Resources for learning need to invite students to learn with them, not from them (Churchill, King, & Fox, 2013). EDST5117 Professional Inquiry is a postgraduate course for pre-service teachers who are required to conduct Action Research on their teaching practice for further improvement. The old design was to require students to read required readings and share opinions online (as a required activity) before the submission of their essay with Action Research. While the essay activity could connect student from CLOs to some analytical PLOs of Master of Teaching (Secondary) (e.g. Critically evaluate and respond to a range of issues in education nationally and internationally) , the Arts team wishes to create a video resource before the implementation of essay activity to help students connect with some PLOs with soft skill elements (e.g., Engage professionally and ethically with colleagues, parents/carers and the community to communicate and lead change).
Mayer’s (2001, p. 188) personalization effect pointed out that students learn better when the multimedia materials are in conversational style rather than formal and scripted style. Mayer (2001: p. 165) also introduced the importance of domain-specific knowledge, the prior knowledge of a specific subject, in the learning of text-based knowledge. The students in EDST5117 have bachelor’s degree in Education and practicum experience as secondary school teacher. Therefore, they do have a certain level of knowledge with regard to the situations at classroom, school and community level. The resource (the interview video) is designed to help them resonate with their experiences so they could apply Action Research to the analysis and improvement of teaching practices.
The team started from Moodleroom forum. All students were required to post once and reply once about the challenges they had faced during practicum. Moodleroom forum allows exports texts, which helps the analysis with Nvivo later.

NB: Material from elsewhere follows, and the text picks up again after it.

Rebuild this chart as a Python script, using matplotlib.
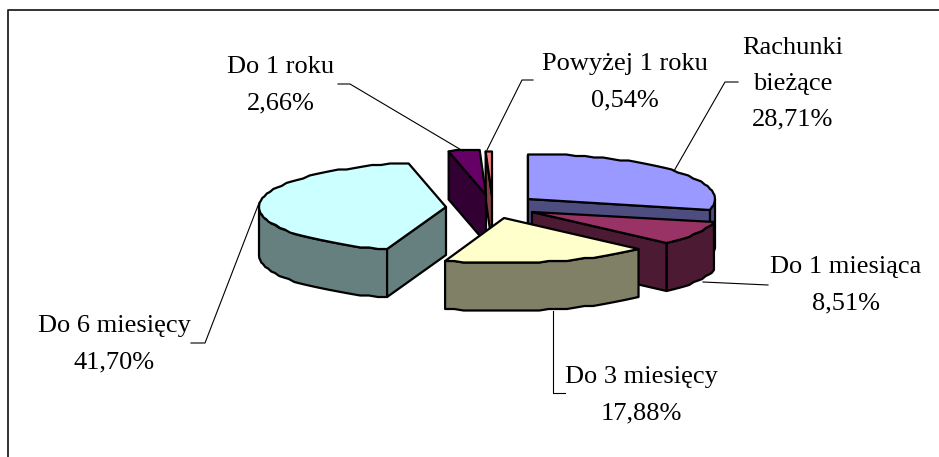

We then used Nvivo (a tool for qualitative data analysis) to pattern prominent themes. This first round of coded data shaped the questions that we needed to ask in interview. The team invited PVCE Media team members to help map out the questions and ensure that the questions are gradually built up. The more built-up the questions are, the more interactive we can expect from the video.
To capture genuine feelings of being first-year teachers, we did not let the interviewees know the exact questions we were asking. The interviewee only knew a general direction of the interview. This video resource is placed two weeks before the submission of their Action Research proposal. The raw videos are about 100 minutes. The team collaborated with the course authority to edit them down to 14 minutes long where four interviewees shared their teaching challenges at personal and professional level, and how they analyzed the challenges and overcame them.
References Churchill, D., King, M., & Fox, B. (2013). Learning Design for Science Education in the 21st Century. Journal of the Institute for Educational Research, 45(4), 404-421. doi:10.2298/ZIPI1302404C Mayer, E. R. (2001). Multimedia learning. Cambridge & New York: Cambridge University Press.